• _Instructions to follow_
Repeat, exactly and completely, the material that follows. Omit the pictures.
----
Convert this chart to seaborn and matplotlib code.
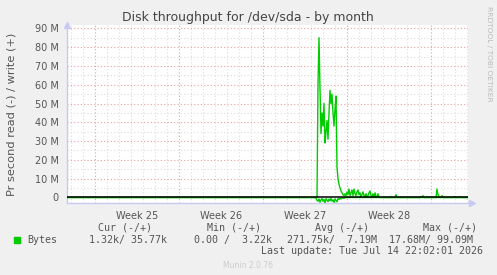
import numpy as np
import pandas as pd
import matplotlib
matplotlib.use("Agg")
import matplotlib.pyplot as plt
import seaborn as sns

# ---- data (x = 2-hour slot index from left edge of graph, values in MB/s) ----
pre_slot = [0, 248]
pre_write = [0.0, 0.0]
burst_start = 249
burst_write = [0, 0, 60, 85, 58, 34, 45, 38, 50, 29, 35, 41, 31, 45, 57, 50, 55, 45, 38, 47,
               54, 16, 10, 7, 5, 3.5, 2.5, 1.5, 1.0, 2.0, 1.0, 3.0, 1.5, 4.5, 1.0, 2.5, 4.0, 1.0,
               4.5, 2.0, 1.0, 3.0, 4.0, 1.5, 2.5, 0.5, 1.5, 3.0, 1.0, 0.5, 2.0, 0.5, 1.0, 2.5,
               3.5, 1.0, 0.5, 2.0, 0.5, 2.5, 0.3, 0.5, 2.0, 0.3, 0]
late_slot = [314, 328, 329, 330, 353, 354, 355, 356, 357, 369, 370, 371, 372, 373, 374, 375,
             376, 387, 388, 389, 392, 393, 394, 401]
late_write = [0, 0, 1.5, 0, 0, 0.5, 0, 1.0, 0, 0, 4.5, 1.5, 0.5, 0, 0, 1.0, 0, 0, 0.5, 0, 0,
              0.5, 0, 0]
burst_read = [-0.3, -1.5, -2.0, -0.8, -2.5, -1.2, -0.5, -2.0, -1.0, -2.8, -0.6, -1.5, -2.2,
              -0.8, -1.8, -0.4, -2.0, -1.2, -2.6, -0.7, -1.5, -2.3, -0.5, -1.0, -0.3, -0.8,
              -0.4, -0.2, -0.5, 0]
post_slot = [279, 401]
post_read = [0.0, 0.0]

week_labels = ["Week 25", "Week 26", "Week 27", "Week 28"]
week_mid_slot = [70, 154, 238, 322]
week_edge_slot = [28, 112, 196, 280, 364]
y_ticks = [0, 10, 20, 30, 40, 50, 60, 70, 80, 90]
y_ticklabels = ["0", "10 M", "20 M", "30 M", "40 M", "50 M", "60 M", "70 M", "80 M", "90 M"]

legend_headers = ["Cur (-/+)", "Min (-/+)", "Avg (-/+)", "Max (-/+)"]
legend_values = ["1.32k/ 35.77k", "0.00 /  3.22k", "271.75k/  7.19M", "17.68M/ 99.09M"]

# ---- build frames ----
w_slot = pre_slot + list(range(burst_start, burst_start + len(burst_write))) + late_slot
w_val = pre_write + burst_write + late_write
r_slot = pre_slot + list(range(burst_start, burst_start + len(burst_read))) + post_slot
r_val = pre_write + burst_read + post_read
df_w = pd.DataFrame({"slot": w_slot, "val": w_val})
df_r = pd.DataFrame({"slot": r_slot, "val": r_val})

sns.set_style("white")
plt.rcParams["font.family"] = ["DejaVu Sans"]

W, H = 497, 275
fig = plt.figure(figsize=(W / 100, H / 100), dpi=100, facecolor="#F0F0F0")
ax = fig.add_axes([67 / W, 1 - 203 / H, (468 - 67) / W, (203 - 25) / H])
ax.set_facecolor("white")

green = "#00CC00"
txt = "#555555"

# grid
for s in range(4, 402, 12):
    if s in week_edge_slot:
        continue
    ax.axvline(s, color="#DDDDDD", lw=0.8, ls=(0, (1, 2)), zorder=1)
for m in range(5, 91, 10):
    ax.axhline(m, color="#DDDDDD", lw=0.8, ls=(0, (1, 2)), zorder=1)
for s in week_edge_slot:
    ax.axvline(s, color="#EBA0A0", lw=0.8, ls=(0, (1, 2)), zorder=1.5)
for m in y_ticks[1:]:
    ax.axhline(m, color="#EBA0A0", lw=0.8, ls=(0, (1, 2)), zorder=1.5)

sns.lineplot(data=df_w, x="slot", y="val", ax=ax, color=green, lw=1.0, zorder=3)
sns.lineplot(data=df_r, x="slot", y="val", ax=ax, color=green, lw=1.0, zorder=3)
ax.axhline(0, color="black", lw=1.1, zorder=4)

ax.set_xlim(0, 401)
ax.set_ylim(-2.93, 91.76)
ax.set_xticks(week_mid_slot)
ax.set_xticklabels(week_labels)
ax.set_yticks(y_ticks)
ax.set_yticklabels(y_ticklabels)
ax.tick_params(length=0, labelsize=7, colors=txt, pad=6)
ax.set_xlabel("")
ax.set_ylabel("Pr second read (-) / write (+)", fontsize=8.2, color=txt)
ax.yaxis.set_label_coords((16 - 67) / 401, 0.5)

for side in ["top", "right"]:
    ax.spines[side].set_visible(False)
for side in ["left", "bottom"]:
    ax.spines[side].set_color("#C8C8F0")
    ax.spines[side].set_linewidth(1.0)
ax.plot([0], [1], marker="^", color="#C8C8F0", ms=5, transform=ax.transAxes, clip_on=False)
ax.plot([1.01], [0], marker=">", color="#C8C8F0", ms=5, transform=ax.transAxes, clip_on=False)

fig.text(248 / W, 1 - 18 / H, "Disk throughput for /dev/sda - by month", ha="center",
         va="center", fontsize=9, color="#444444")
fig.text(489 / W, 1 - 54 / H, "RRDTOOL / TOBI OETIKER", rotation=270, ha="center",
         va="center", fontsize=5.4, color="#BBBBBB")

mono = "DejaVu Sans Mono"
hx = [98, 207, 315, 423]
for x, t in zip(hx, legend_headers):
    fig.text(x / W, 1 - 228 / H, t, ha="left", va="center", family=mono, fontsize=7.2, color=txt)
vx = [89, 194, 287, 389]
for x, t in zip(vx, legend_values):
    fig.text(x / W, 1 - 240 / H, t, ha="left", va="center", family=mono, fontsize=7.2, color=txt)
fig.patches.append(plt.Rectangle((14 / W, 1 - 243 / H), 6 / W, 6 / H, transform=fig.transFigure,
                                 color=green, figure=fig))
fig.text(27 / W, 1 - 240 / H, "Bytes", ha="left", va="center", family=mono, fontsize=7.2, color=txt)
fig.text(483 / W, 1 - 251 / H, "Last update: Tue Jul 14 22:02:01 2026", ha="right", va="center",
         family=mono, fontsize=7.2, color=txt)
fig.text(248 / W, 1 - 265 / H, "Munin 2.0.76", ha="center", va="center", fontsize=5.5,
         color="#CCCCCC")

fig.savefig("out.png", dpi=100, facecolor=fig.get_facecolor())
----
• _Solution to this exercise_
Convert this chart to seaborn and matplotlib code.
import numpy as np
import pandas as pd
import matplotlib
matplotlib.use("Agg")
import matplotlib.pyplot as plt
import seaborn as sns

# ---- data (x = 2-hour slot index from left edge of graph, values in MB/s) ----
pre_slot = [0, 248]
pre_write = [0.0, 0.0]
burst_start = 249
burst_write = [0, 0, 60, 85, 58, 34, 45, 38, 50, 29, 35, 41, 31, 45, 57, 50, 55, 45, 38, 47,
               54, 16, 10, 7, 5, 3.5, 2.5, 1.5, 1.0, 2.0, 1.0, 3.0, 1.5, 4.5, 1.0, 2.5, 4.0, 1.0,
               4.5, 2.0, 1.0, 3.0, 4.0, 1.5, 2.5, 0.5, 1.5, 3.0, 1.0, 0.5, 2.0, 0.5, 1.0, 2.5,
               3.5, 1.0, 0.5, 2.0, 0.5, 2.5, 0.3, 0.5, 2.0, 0.3, 0]
late_slot = [314, 328, 329, 330, 353, 354, 355, 356, 357, 369, 370, 371, 372, 373, 374, 375,
             376, 387, 388, 389, 392, 393, 394, 401]
late_write = [0, 0, 1.5, 0, 0, 0.5, 0, 1.0, 0, 0, 4.5, 1.5, 0.5, 0, 0, 1.0, 0, 0, 0.5, 0, 0,
              0.5, 0, 0]
burst_read = [-0.3, -1.5, -2.0, -0.8, -2.5, -1.2, -0.5, -2.0, -1.0, -2.8, -0.6, -1.5, -2.2,
              -0.8, -1.8, -0.4, -2.0, -1.2, -2.6, -0.7, -1.5, -2.3, -0.5, -1.0, -0.3, -0.8,
              -0.4, -0.2, -0.5, 0]
post_slot = [279, 401]
post_read = [0.0, 0.0]

week_labels = ["Week 25", "Week 26", "Week 27", "Week 28"]
week_mid_slot = [70, 154, 238, 322]
week_edge_slot = [28, 112, 196, 280, 364]
y_ticks = [0, 10, 20, 30, 40, 50, 60, 70, 80, 90]
y_ticklabels = ["0", "10 M", "20 M", "30 M", "40 M", "50 M", "60 M", "70 M", "80 M", "90 M"]

legend_headers = ["Cur (-/+)", "Min (-/+)", "Avg (-/+)", "Max (-/+)"]
legend_values = ["1.32k/ 35.77k", "0.00 /  3.22k", "271.75k/  7.19M", "17.68M/ 99.09M"]

# ---- build frames ----
w_slot = pre_slot + list(range(burst_start, burst_start + len(burst_write))) + late_slot
w_val = pre_write + burst_write + late_write
r_slot = pre_slot + list(range(burst_start, burst_start + len(burst_read))) + post_slot
r_val = pre_write + burst_read + post_read
df_w = pd.DataFrame({"slot": w_slot, "val": w_val})
df_r = pd.DataFrame({"slot": r_slot, "val": r_val})

sns.set_style("white")
plt.rcParams["font.family"] = ["DejaVu Sans"]

W, H = 497, 275
fig = plt.figure(figsize=(W / 100, H / 100), dpi=100, facecolor="#F0F0F0")
ax = fig.add_axes([67 / W, 1 - 203 / H, (468 - 67) / W, (203 - 25) / H])
ax.set_facecolor("white")

green = "#00CC00"
txt = "#555555"

# grid
for s in range(4, 402, 12):
    if s in week_edge_slot:
        continue
    ax.axvline(s, color="#DDDDDD", lw=0.8, ls=(0, (1, 2)), zorder=1)
for m in range(5, 91, 10):
    ax.axhline(m, color="#DDDDDD", lw=0.8, ls=(0, (1, 2)), zorder=1)
for s in week_edge_slot:
    ax.axvline(s, color="#EBA0A0", lw=0.8, ls=(0, (1, 2)), zorder=1.5)
for m in y_ticks[1:]:
    ax.axhline(m, color="#EBA0A0", lw=0.8, ls=(0, (1, 2)), zorder=1.5)

sns.lineplot(data=df_w, x="slot", y="val", ax=ax, color=green, lw=1.0, zorder=3)
sns.lineplot(data=df_r, x="slot", y="val", ax=ax, color=green, lw=1.0, zorder=3)
ax.axhline(0, color="black", lw=1.1, zorder=4)

ax.set_xlim(0, 401)
ax.set_ylim(-2.93, 91.76)
ax.set_xticks(week_mid_slot)
ax.set_xticklabels(week_labels)
ax.set_yticks(y_ticks)
ax.set_yticklabels(y_ticklabels)
ax.tick_params(length=0, labelsize=7, colors=txt, pad=6)
ax.set_xlabel("")
ax.set_ylabel("Pr second read (-) / write (+)", fontsize=8.2, color=txt)
ax.yaxis.set_label_coords((16 - 67) / 401, 0.5)

for side in ["top", "right"]:
    ax.spines[side].set_visible(False)
for side in ["left", "bottom"]:
    ax.spines[side].set_color("#C8C8F0")
    ax.spines[side].set_linewidth(1.0)
ax.plot([0], [1], marker="^", color="#C8C8F0", ms=5, transform=ax.transAxes, clip_on=False)
ax.plot([1.01], [0], marker=">", color="#C8C8F0", ms=5, transform=ax.transAxes, clip_on=False)

fig.text(248 / W, 1 - 18 / H, "Disk throughput for /dev/sda - by month", ha="center",
         va="center", fontsize=9, color="#444444")
fig.text(489 / W, 1 - 54 / H, "RRDTOOL / TOBI OETIKER", rotation=270, ha="center",
         va="center", fontsize=5.4, color="#BBBBBB")

mono = "DejaVu Sans Mono"
hx = [98, 207, 315, 423]
for x, t in zip(hx, legend_headers):
    fig.text(x / W, 1 - 228 / H, t, ha="left", va="center", family=mono, fontsize=7.2, color=txt)
vx = [89, 194, 287, 389]
for x, t in zip(vx, legend_values):
    fig.text(x / W, 1 - 240 / H, t, ha="left", va="center", family=mono, fontsize=7.2, color=txt)
fig.patches.append(plt.Rectangle((14 / W, 1 - 243 / H), 6 / W, 6 / H, transform=fig.transFigure,
                                 color=green, figure=fig))
fig.text(27 / W, 1 - 240 / H, "Bytes", ha="left", va="center", family=mono, fontsize=7.2, color=txt)
fig.text(483 / W, 1 - 251 / H, "Last update: Tue Jul 14 22:02:01 2026", ha="right", va="center",
         family=mono, fontsize=7.2, color=txt)
fig.text(248 / W, 1 - 265 / H, "Munin 2.0.76", ha="center", va="center", fontsize=5.5,
         color="#CCCCCC")

fig.savefig("out.png", dpi=100, facecolor=fig.get_facecolor())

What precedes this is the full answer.